Since early November, Ahmadreza Djalali’s lawyers had repeatedly contacted the Supreme Court to find out which branch his appeal petition had been allocated so they could present their submissions.

The established practice in Iran is for lawyers to be informed of the branch where the appeal will be considered before submitting the relevant documentation and arguments. Ahmadreza Djalali’s lawyers said they were consistently told by court clerks that the case had not yet been allocated for consideration and that they should wait. As a result, the sudden news of the Supreme Court’s decision came as a shock.

Ahmadreza Djalali, was on a business trip to Iran when he was arrested in April 2016. He was held in Evin prison by Ministry of Intelligence officials for seven months, three of them in solitary confinement. He has said that during this period he did not have access to a lawyer and was subjected to torture and other ill-treatment to “confess” to being a spy.

No investigation into his allegations of torture and other ill-treatment is known to have taken place.

In October 2017, he was convicted of “spreading corruption on earth” for spying and sentenced to death after a grossly unfair trial.
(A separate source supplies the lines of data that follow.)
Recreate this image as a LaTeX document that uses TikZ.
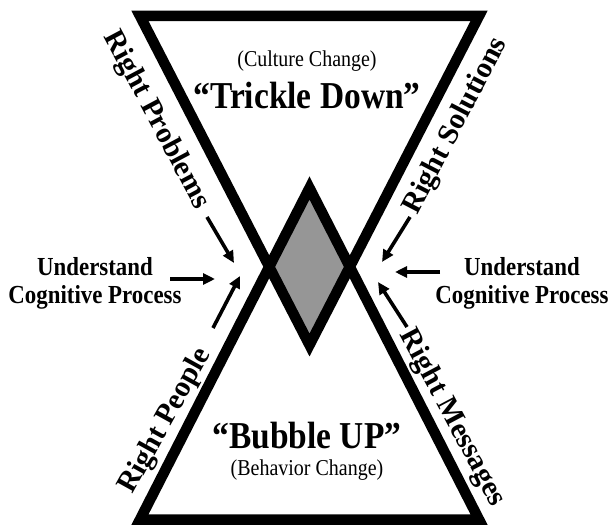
\documentclass[tikz,border=0pt]{standalone}
\usepackage{fontspec}
\setmainfont{Liberation Serif}[FakeStretch=0.88]
\newfontfamily\rotfont{Liberation Serif}
\usetikzlibrary{arrows.meta}
\definecolor{diamondgray}{RGB}{150,150,150}
\begin{document}
\begin{tikzpicture}[x=1bp,y=-1bp,
  tri/.style={line width=10.5bp, line join=miter, draw=black},
  pointer/.style={line width=3.6bp, -{Triangle[length=12bp,width=11bp]}},
  bigtitle/.style={font=\bfseries\fontsize{38bp}{40bp}\selectfont, inner sep=0pt},
  subtitle/.style={font=\fontsize{22.7bp}{24bp}\selectfont, inner sep=0pt},
  sidetext/.style={font=\bfseries\fontsize{26bp}{28bp}\selectfont, align=center, inner sep=0pt},
  edgetext/.style={font=\rotfont\bfseries\fontsize{29.5bp}{31bp}\selectfont, inner sep=0pt}]
\useasboundingbox (0,0) rectangle (611,526);
% triangle corners (centre line)
\coordinate (tl) at (140,16);
\coordinate (tr) at (479,16);
\coordinate (tb) at (309.5,345);
\coordinate (bl) at (140,519.5);
\coordinate (br) at (479,519.5);
\coordinate (bt) at (309.5,188);
% grey overlap
\begin{scope}
  \clip (tl) -- (tr) -- (tb) -- cycle;
  \fill[diamondgray] (bl) -- (br) -- (bt) -- cycle;
\end{scope}
\draw[tri] (tl) -- (tr) -- (tb) -- cycle;
\draw[tri] (bl) -- (br) -- (bt) -- cycle;
% titles
\node[subtitle] (culture) at (307,61) {(Culture Change)};
\node[bigtitle] (trickle) at (307,96) {“Trickle Down”};
\node[bigtitle] (bubble) at (307,436) {“Bubble UP”};
\node[subtitle] (behavior) at (307,470) {(Behavior Change)};
% side texts
\node[sidetext] (ucpL) at (95,283) {Understand\\Cognitive Process};
\node[sidetext] (ucpR) at (522,283) {Understand\\Cognitive Process};
% edge labels
\node[edgetext, rotate=-62] (rprob) at (156,120) {Right Problems};
\node[edgetext, rotate=62.5] (rsol) at (456,126) {Right Solutions};
\node[edgetext, rotate=61] (rpeo) at (166,421) {Right People};
\node[edgetext, rotate=-62] (rmes) at (452,418) {Right Messages};
% arrows
\coordinate (a1s) at (207,217); \coordinate (a1e) at (234,263);
\coordinate (a2s) at (170,279); \coordinate (a2e) at (215,279);
\coordinate (a3s) at (213,328); \coordinate (a3e) at (240,276);
\coordinate (a4s) at (410,217); \coordinate (a4e) at (382,262);
\coordinate (a5s) at (440,272); \coordinate (a5e) at (395,272);
\coordinate (a6s) at (407,327); \coordinate (a6e) at (378,282);
\draw[pointer] (a1s) -- (a1e);
\draw[pointer] (a2s) -- (a2e);
\draw[pointer] (a3s) -- (a3e);
\draw[pointer] (a4s) -- (a4e);
\draw[pointer] (a5s) -- (a5e);
\draw[pointer] (a6s) -- (a6e);
\end{tikzpicture}
\end{document}
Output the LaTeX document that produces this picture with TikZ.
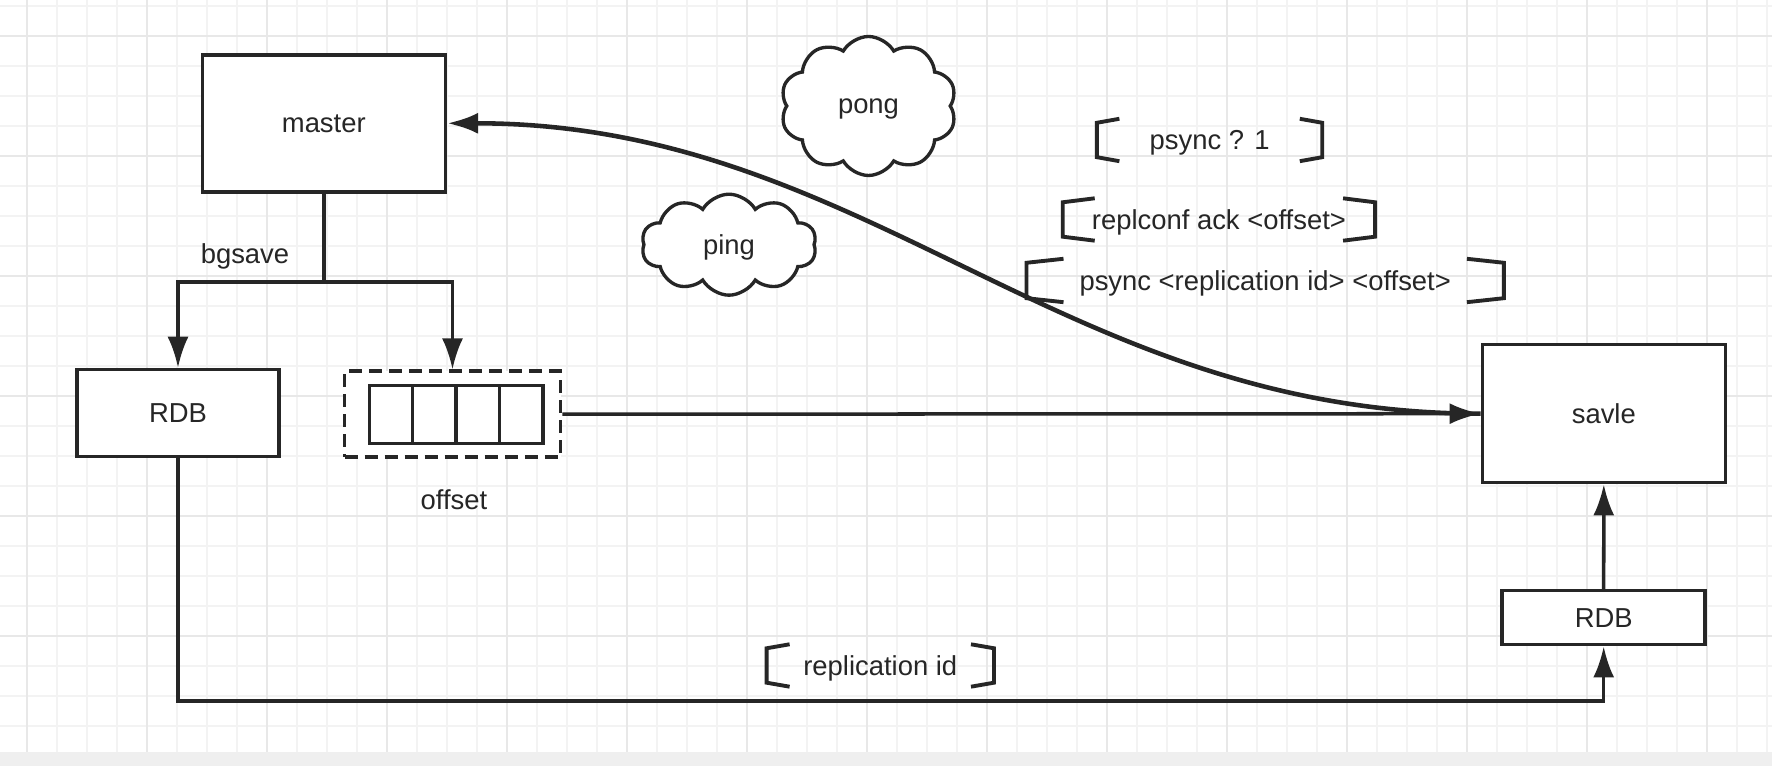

His lawyers have said that the trial court relied primarily on evidence obtained under duress and produced no evidence to substantiate the allegation that he was anything other than an academic peacefully pursuing his profession.

In a letter written from inside Tehran’s Evin prison in August 2017, Ahmadreza Djalali said he was held solely in reprisal for his refusal to use his scholastic and work ties in European academic and other institutions to spy for Iran.

International human rights bodies have consistently held that it is a violation of the right to life to pass a death sentence after criminal proceedings that violate fair trial guarantees. Moreover, under international law, the only category of crimes for which the death penalty may be allowed is “the most serious crimes”, which, as interpreted by international bodies, means only crimes involving intentional killing. 

Amnesty International opposes the death penalty in all cases without exception regardless of the nature of the crime, the characteristics of the offender, or the method used by the state to kill the prisoner. The death penalty is a violation of the right to life and the ultimate cruel, inhuman and degrading punishment.